43.2% of people were born in Australia. The most common countries of birth were Iraq 18.0%, Vietnam 3.2%, Italy 3.0%, Syria 2.4% and Croatia 1.6%.

The most common responses for religion were Catholic 46.4%, No Religion 10.1%, Not stated 6.2%, Assyrian Church of the East 6.1%, Islam 7.0% and Eastern Orthodox 6.1%. Overall, Christianity was the largest religious group reported (74.0%).

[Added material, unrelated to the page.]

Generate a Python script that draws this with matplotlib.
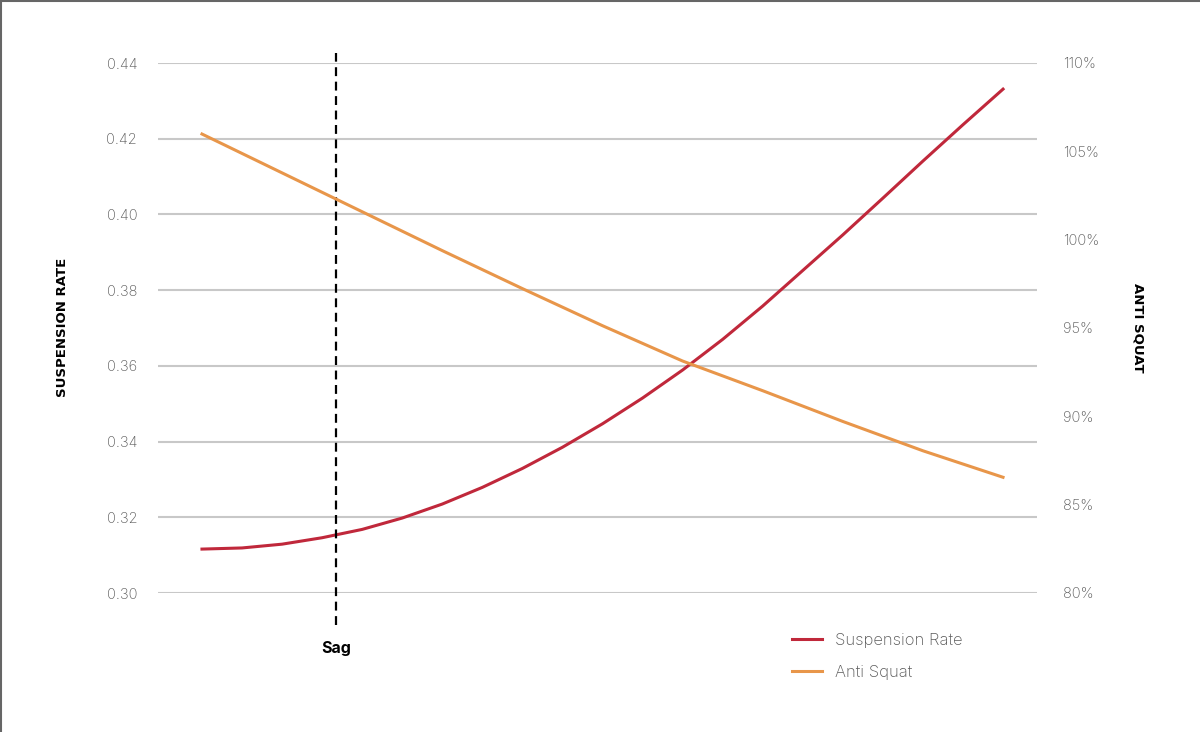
import matplotlib
matplotlib.use("Agg")
import matplotlib.pyplot as plt
from matplotlib.lines import Line2D

plt.rcParams['font.family'] = ['Inter', 'DejaVu Sans']

# travel (% of stroke)
travel_rate = [0, 5, 10, 15, 20, 25, 30, 35, 40, 45, 50, 55, 60, 65, 70, 75, 80, 85, 90, 95, 100]
suspension_rate = [0.3116, 0.3119, 0.3129, 0.3146, 0.3168, 0.3198, 0.3235, 0.3279, 0.3329, 0.3385,
                   0.3447, 0.3515, 0.3589, 0.3670, 0.3758, 0.3852, 0.3946, 0.4043, 0.4141, 0.4237, 0.4331]

travel_as = [0, 10, 20, 30, 40, 50, 60, 70, 80, 90, 100]
anti_squat = [105.98, 103.78, 101.58, 99.38, 97.23, 95.13, 93.13, 91.45, 89.71, 88.05, 86.55]

sag = 16.7

left_ticks = [0.30, 0.32, 0.34, 0.36, 0.38, 0.40, 0.42, 0.44]
right_ticks = [80, 85, 90, 95, 100, 105, 110]

red = '#c0283b'
orange = '#e8964a'
grey_txt = '#5a5a5a'

fig = plt.figure(figsize=(12, 7.32), dpi=100)
ax = fig.add_axes([158 / 1200, (732 - 593) / 732, (1037 - 158) / 1200, 530 / 732])
ax2 = ax.twinx()

l1, = ax.plot(travel_rate, suspension_rate, color=red, lw=2.2, label='Suspension Rate',
              zorder=3, solid_joinstyle='round')
l2, = ax2.plot(travel_as, anti_squat, color=orange, lw=2.2, label='Anti Squat',
               zorder=3, solid_joinstyle='round')

ax.axvline(sag, ymin=-0.06, ymax=1.019, color='black', lw=1.6, ls=(0, (4, 2.5)), clip_on=False, zorder=4)
ax.text(sag, -0.104, 'Sag', transform=ax.get_xaxis_transform(), ha='center', va='center',
        fontsize=11.5, fontweight='bold', color='black')

ax.set_xlim(-5.49, 104.24)
ax.set_ylim(0.30, 0.44)
ax2.set_ylim(80, 110)
ax.set_yticks(left_ticks)
ax.set_yticklabels([f'{v:.2f}' for v in left_ticks])
ax2.set_yticks(right_ticks)
ax2.set_yticklabels([f'{v}%' for v in right_ticks])
ax.set_xticks([])

ax.grid(axis='y', color='#c8c8c8', lw=1.5)
ax.set_axisbelow(True)
for a in (ax, ax2):
    for s in a.spines.values():
        s.set_visible(False)
    a.tick_params(axis='y', length=0, labelsize=10.5, labelcolor=grey_txt)
ax.tick_params(axis='y', pad=15)
ax2.tick_params(axis='y', pad=18.5)
for t in ax.get_yticklabels() + ax2.get_yticklabels():
    t.set_fontweight('light')

fig.text(63 / 1200, 1 - 327 / 732, 'SUSPENSION RATE', rotation=90, ha='center', va='center',
         fontsize=9.5, fontweight='bold', color='black', family='DejaVu Sans')
fig.text(1138 / 1200, 1 - 328 / 732, 'ANTI SQUAT', rotation=270, ha='center', va='center',
         fontsize=9.5, fontweight='bold', color='black', family='DejaVu Sans')

leg = fig.legend(handles=[l1, l2], loc='upper left', bbox_to_anchor=(777 / 1200, 1 - 618 / 732),
                 frameon=False, fontsize=12, handlelength=1.8, handletextpad=0.8, labelspacing=1.0)
for t in leg.get_texts():
    t.set_color(grey_txt)
    t.set_fontweight('light')

# frame of the screenshot (top and left edges)
fig.add_artist(Line2D([0, 1], [0.999, 0.999], transform=fig.transFigure, color='#666666', lw=1.5))
fig.add_artist(Line2D([0.0008, 0.0008], [0, 1], transform=fig.transFigure, color='#666666', lw=1.5))

fig.savefig('out.png', dpi=100, facecolor='white')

32.8% of people only spoke English at home. Other languages spoken at home included Arabic 12.4%, Assyrian Neo-Aramaic 9.5%, Chaldean Neo-Aramaic 6.3%, Spanish 5.0% and Vietnamese 3.9%. Combining the varieties of Assyrian and Chaldean, Neo-Aramaic will be the most common language at 15.8%.

Schools
 William Stimson Public School

Parks and recreation
The suburb features a large recreational park and an urban forest, Wetherill Park Nature Reserve. Adjacent to that Reserve is the Emerson Street Reserve, which is a 6-hectare, rectangular-shaped sports ground which features a walking track, a tennis facility, a skate park, a basketball court, cricket practice nets and a soccer field. Although not in the suburb, Rosford Street Reserve is adjacent to the eastern outskirts of Wetherill Park.

As part of Fairfield City Council's Parks Improvement Program, Shakespeare Park was upgraded in 2006.

Places of worship
Wetherill Park is home to a large Vietnamese Buddhist temple, Phuoc Hue Temple, which was visited by Prince Charles in 1994.

Notable residents
Wetherill Park was once home to famous Italian footballer, Christian Vieri.